Et si nous voulions vraiment refléter quelque chose du mystère de Dieu, alors nous ne pourrions pas vivre repliés sur nous-mêmes. Nous serions appelés à vivre à la manière du souffle divin : dans l’accueil de l’autre, le respect des différences, le don réciproque.

La Pentecôte et la fête des nations nous rappellent que le repli appauvrit, tandis que l’ouverture fait vivre. Lorsque des femmes et des hommes, venus d’horizons divers, choisissent de marcher ensemble, d’écouter les voix multiples, de partager les fardeaux et les espérances, alors l’Esprit circule.
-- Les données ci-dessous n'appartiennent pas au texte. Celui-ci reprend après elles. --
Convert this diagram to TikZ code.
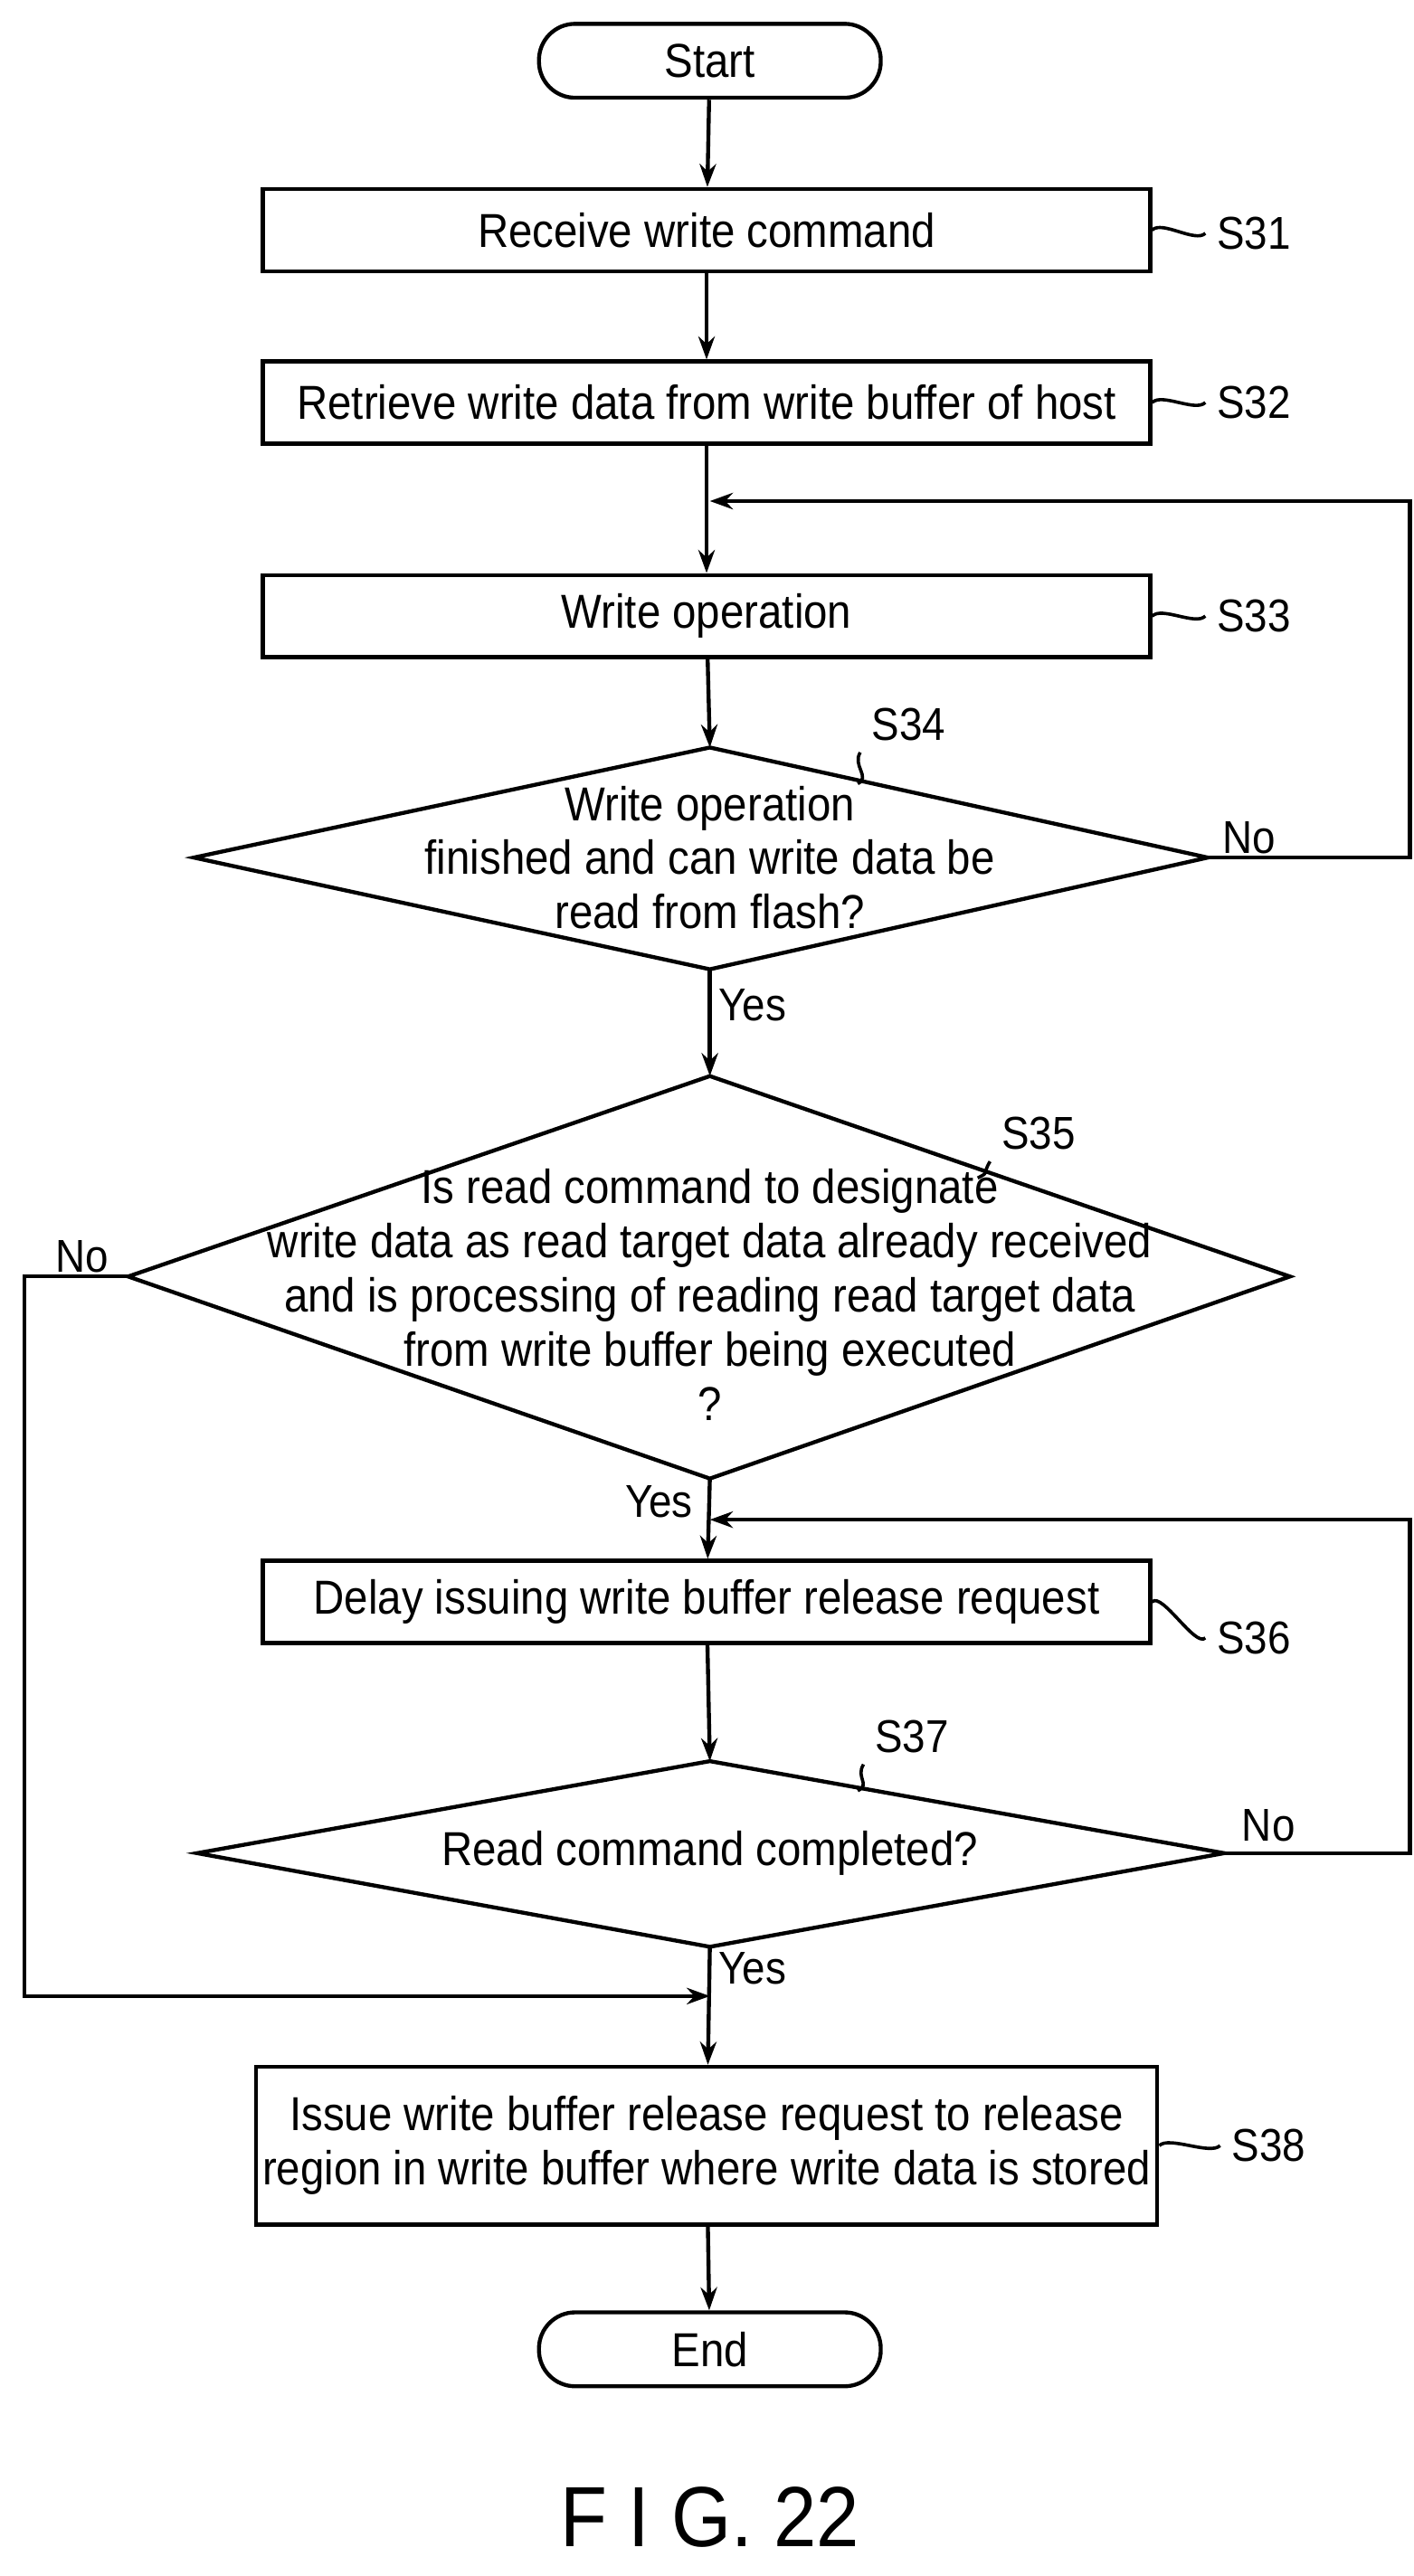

C’est là, dans cette dynamique partagée, que peut naître une véritable communion — une communion qui ne gomme pas les différences, mais qui les fait dialoguer dans la confiance et le respect.

Marcher ensemble, discerner ensemble,
s’écouter en vérité :
voilà un chemin d’humanité habitée réellement
par le souffle de l’Esprit Saint.

Prions ensemble

Esprit Saint, souffle de Dieu,
Toi qui parles toutes les langues et franchis toutes les frontières,
Tu n’as pas imposé une langue unique,
Mais tu as donné à chacun d’entendre dans sa propre langue les merveilles de Dieu.
Tu n’as pas fondé une communauté uniforme,
Mais un peuple aux visages multiples, aux cultures variées, unis dans un même amour.

Merci de faire de notre paroisse une vraie Pentecôte,
Un lieu où l’étranger devient frère,
Où la différence devient richesse,
Où la foi se chante en mille accents.

Fais de la fête des nations un avant-goût de ton Royaume,
Là où ta paix et ta joie sont partagées par tous,

Nous te louons pour ta présence
qui embrase les cœurs et traverse les frontières,
et nous te prions :
que ton Royaume commence ici,
dans l’accueil, la fraternité et la louange partagée dans notre belle paroisse.